| Source data |
** START **

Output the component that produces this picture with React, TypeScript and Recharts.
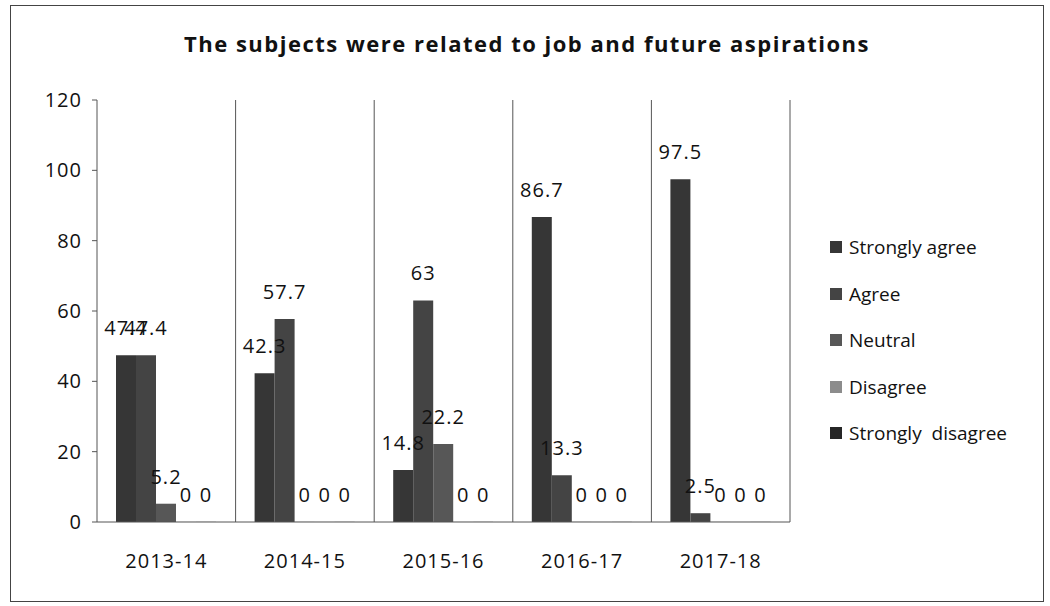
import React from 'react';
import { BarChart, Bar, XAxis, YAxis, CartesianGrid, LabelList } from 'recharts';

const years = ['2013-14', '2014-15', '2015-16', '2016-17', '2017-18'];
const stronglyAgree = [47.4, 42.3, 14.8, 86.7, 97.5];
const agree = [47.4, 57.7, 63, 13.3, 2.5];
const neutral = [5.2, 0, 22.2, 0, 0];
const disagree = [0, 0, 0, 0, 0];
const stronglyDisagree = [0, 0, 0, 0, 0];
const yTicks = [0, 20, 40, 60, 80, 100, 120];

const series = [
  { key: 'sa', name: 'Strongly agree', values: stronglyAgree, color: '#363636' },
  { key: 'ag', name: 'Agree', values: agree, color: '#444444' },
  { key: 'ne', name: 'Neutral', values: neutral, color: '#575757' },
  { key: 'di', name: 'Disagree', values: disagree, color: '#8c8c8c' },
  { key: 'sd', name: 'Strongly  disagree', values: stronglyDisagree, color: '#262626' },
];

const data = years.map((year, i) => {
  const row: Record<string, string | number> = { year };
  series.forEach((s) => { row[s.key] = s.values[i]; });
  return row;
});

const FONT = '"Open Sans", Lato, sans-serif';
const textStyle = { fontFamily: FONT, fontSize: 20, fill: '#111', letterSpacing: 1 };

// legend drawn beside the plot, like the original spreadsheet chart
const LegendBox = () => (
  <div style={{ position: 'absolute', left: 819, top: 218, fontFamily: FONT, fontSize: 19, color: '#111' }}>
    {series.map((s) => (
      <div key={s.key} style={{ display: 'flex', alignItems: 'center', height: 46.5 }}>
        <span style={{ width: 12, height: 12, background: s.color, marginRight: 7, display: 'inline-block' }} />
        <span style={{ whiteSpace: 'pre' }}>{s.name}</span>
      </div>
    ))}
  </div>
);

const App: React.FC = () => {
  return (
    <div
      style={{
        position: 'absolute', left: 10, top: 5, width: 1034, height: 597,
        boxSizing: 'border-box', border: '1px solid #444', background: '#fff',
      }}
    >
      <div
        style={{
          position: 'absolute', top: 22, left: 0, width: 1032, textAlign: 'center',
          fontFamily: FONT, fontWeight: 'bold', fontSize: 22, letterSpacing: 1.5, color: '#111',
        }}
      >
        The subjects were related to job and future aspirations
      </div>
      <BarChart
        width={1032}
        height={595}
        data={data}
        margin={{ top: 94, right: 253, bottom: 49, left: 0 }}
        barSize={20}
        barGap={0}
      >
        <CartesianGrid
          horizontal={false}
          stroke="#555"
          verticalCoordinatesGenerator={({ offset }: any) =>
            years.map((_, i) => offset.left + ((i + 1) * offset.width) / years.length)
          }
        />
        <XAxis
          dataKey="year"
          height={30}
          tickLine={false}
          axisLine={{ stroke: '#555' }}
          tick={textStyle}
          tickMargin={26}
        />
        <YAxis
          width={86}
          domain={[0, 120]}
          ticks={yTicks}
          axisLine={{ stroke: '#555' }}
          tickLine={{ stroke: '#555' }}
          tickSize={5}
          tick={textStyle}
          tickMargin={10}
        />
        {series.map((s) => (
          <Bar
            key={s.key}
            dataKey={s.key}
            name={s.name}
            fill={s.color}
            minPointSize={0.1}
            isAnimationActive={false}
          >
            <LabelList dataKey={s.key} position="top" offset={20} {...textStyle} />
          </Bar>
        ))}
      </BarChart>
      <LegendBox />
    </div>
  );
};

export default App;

** END **

| Set problem |
All of the data needs repeating exactly, but the pictures do not.

| Task result |
Output the component that produces this picture with React, TypeScript and Recharts.
import React from 'react';
import { BarChart, Bar, XAxis, YAxis, CartesianGrid, LabelList } from 'recharts';

const years = ['2013-14', '2014-15', '2015-16', '2016-17', '2017-18'];
const stronglyAgree = [47.4, 42.3, 14.8, 86.7, 97.5];
const agree = [47.4, 57.7, 63, 13.3, 2.5];
const neutral = [5.2, 0, 22.2, 0, 0];
const disagree = [0, 0, 0, 0, 0];
const stronglyDisagree = [0, 0, 0, 0, 0];
const yTicks = [0, 20, 40, 60, 80, 100, 120];

const series = [
  { key: 'sa', name: 'Strongly agree', values: stronglyAgree, color: '#363636' },
  { key: 'ag', name: 'Agree', values: agree, color: '#444444' },
  { key: 'ne', name: 'Neutral', values: neutral, color: '#575757' },
  { key: 'di', name: 'Disagree', values: disagree, color: '#8c8c8c' },
  { key: 'sd', name: 'Strongly  disagree', values: stronglyDisagree, color: '#262626' },
];

const data = years.map((year, i) => {
  const row: Record<string, string | number> = { year };
  series.forEach((s) => { row[s.key] = s.values[i]; });
  return row;
});

const FONT = '"Open Sans", Lato, sans-serif';
const textStyle = { fontFamily: FONT, fontSize: 20, fill: '#111', letterSpacing: 1 };

// legend drawn beside the plot, like the original spreadsheet chart
const LegendBox = () => (
  <div style={{ position: 'absolute', left: 819, top: 218, fontFamily: FONT, fontSize: 19, color: '#111' }}>
    {series.map((s) => (
      <div key={s.key} style={{ display: 'flex', alignItems: 'center', height: 46.5 }}>
        <span style={{ width: 12, height: 12, background: s.color, marginRight: 7, display: 'inline-block' }} />
        <span style={{ whiteSpace: 'pre' }}>{s.name}</span>
      </div>
    ))}
  </div>
);

const App: React.FC = () => {
  return (
    <div
      style={{
        position: 'absolute', left: 10, top: 5, width: 1034, height: 597,
        boxSizing: 'border-box', border: '1px solid #444', background: '#fff',
      }}
    >
      <div
        style={{
          position: 'absolute', top: 22, left: 0, width: 1032, textAlign: 'center',
          fontFamily: FONT, fontWeight: 'bold', fontSize: 22, letterSpacing: 1.5, color: '#111',
        }}
      >
        The subjects were related to job and future aspirations
      </div>
      <BarChart
        width={1032}
        height={595}
        data={data}
        margin={{ top: 94, right: 253, bottom: 49, left: 0 }}
        barSize={20}
        barGap={0}
      >
        <CartesianGrid
          horizontal={false}
          stroke="#555"
          verticalCoordinatesGenerator={({ offset }: any) =>
            years.map((_, i) => offset.left + ((i + 1) * offset.width) / years.length)
          }
        />
        <XAxis
          dataKey="year"
          height={30}
          tickLine={false}
          axisLine={{ stroke: '#555' }}
          tick={textStyle}
          tickMargin={26}
        />
        <YAxis
          width={86}
          domain={[0, 120]}
          ticks={yTicks}
          axisLine={{ stroke: '#555' }}
          tickLine={{ stroke: '#555' }}
          tickSize={5}
          tick={textStyle}
          tickMargin={10}
        />
        {series.map((s) => (
          <Bar
            key={s.key}
            dataKey={s.key}
            name={s.name}
            fill={s.color}
            minPointSize={0.1}
            isAnimationActive={false}
          >
            <LabelList dataKey={s.key} position="top" offset={20} {...textStyle} />
          </Bar>
        ))}
      </BarChart>
      <LegendBox />
    </div>
  );
};

export default App;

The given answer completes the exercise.